Thanks Steve for repeating this post. Glad it has been helpful to your readers.

A couple updates for you.

I have more than broken even on my 2nd book thanks to my US tour last year. I enjoyed our visit. Trying to find the time now to market the rest of my inventory.

The big news for me and another advantage of self publishing is that I used my first two self-published books to help merchandise my third book to publishers.

It will be coming out next April through a sizeable internationally connected children's publisher. It represents a new writing style for me. Tentative plans are to e-publish new material in this style once the new book is well launched and my name is out there. Fourth book already written.

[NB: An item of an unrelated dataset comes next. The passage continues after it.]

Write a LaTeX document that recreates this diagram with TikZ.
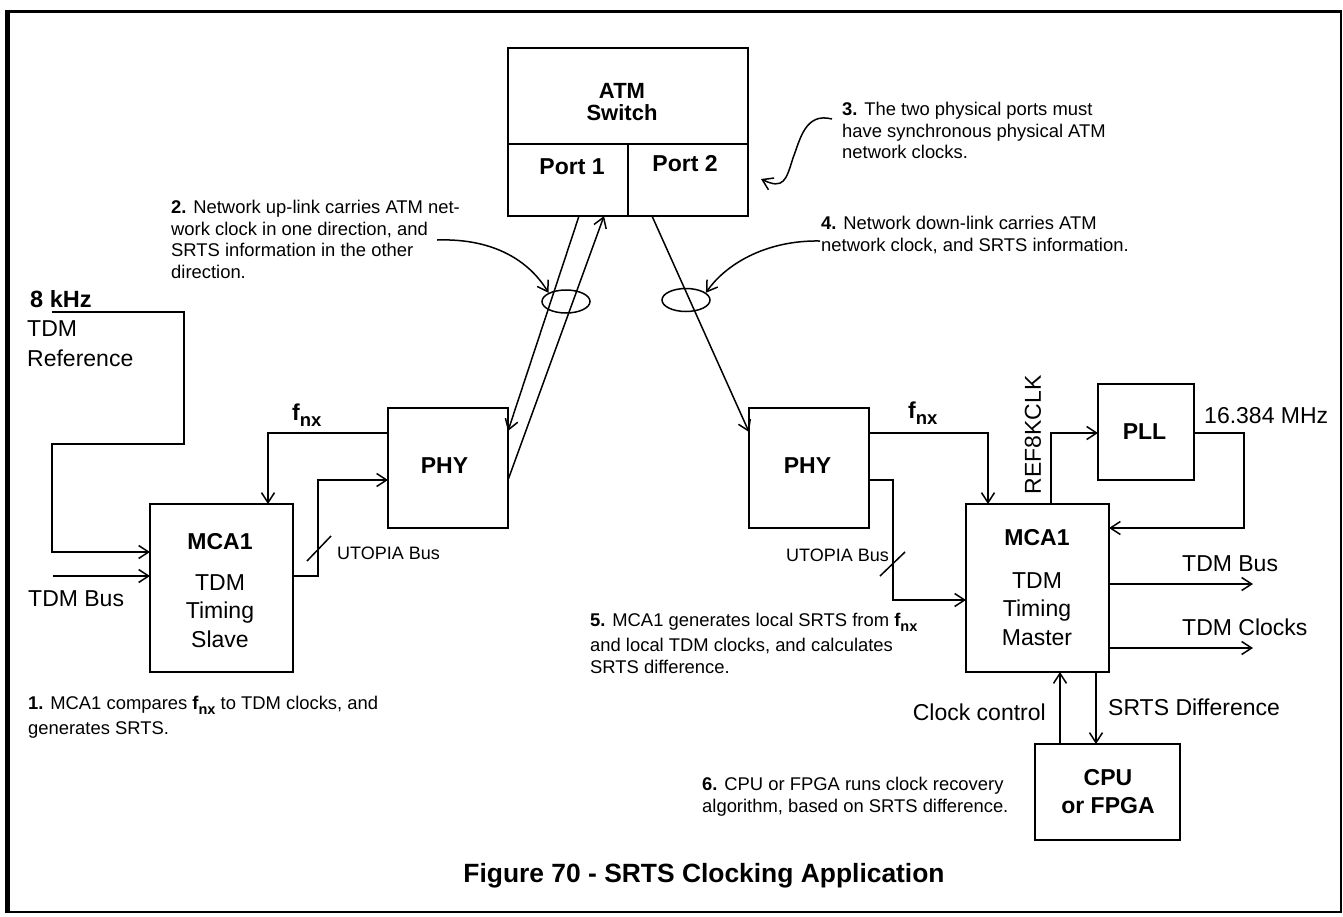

An interesting note here is that this large publisher will still only print about the same # of copies I did initially to gauge the market. If it takes off then they crank up the presses. And I actually make money on my 5% royalty. Not much compared to my 285% markup on individual self-published book sales. But publisher volume and networks matter.

Maybe then I can achieve my retirement goal of writing kids books and music full time. And getting a little more tennis and skiing in.

Cheers,

Lp

Feb 29, 2008
You made money self-publishing!
by: Anonymous

Thanks sooooo much for sharing with us. I truly enjoyed reading your advice. Much success to you!

Eve Hall

Jan 02, 2008
Business-minded bookselling
by: Animal Gambill

You summed up some terrific points regarding the self-publishing process! Your busines-savvy advice is an asset to this website and all the authors who will visit it. Great comprehensive feedback! Good luck with all your endeavors!!

Dec 28, 2007
Always impressed by targeted marketing
by: Steve B.

Lp, one thing that impressed me about your business is that you target boys with your music. One usually sees boys targeted with sports and action. I'm fascinated that you're able to do it with music.

I'm also wondering why you don't offer your book on Amazon! Or do you include them when you suggest not wasting time with the big book chains?

There is a LOT of wisdom borne of experience here. Thanks for sharing!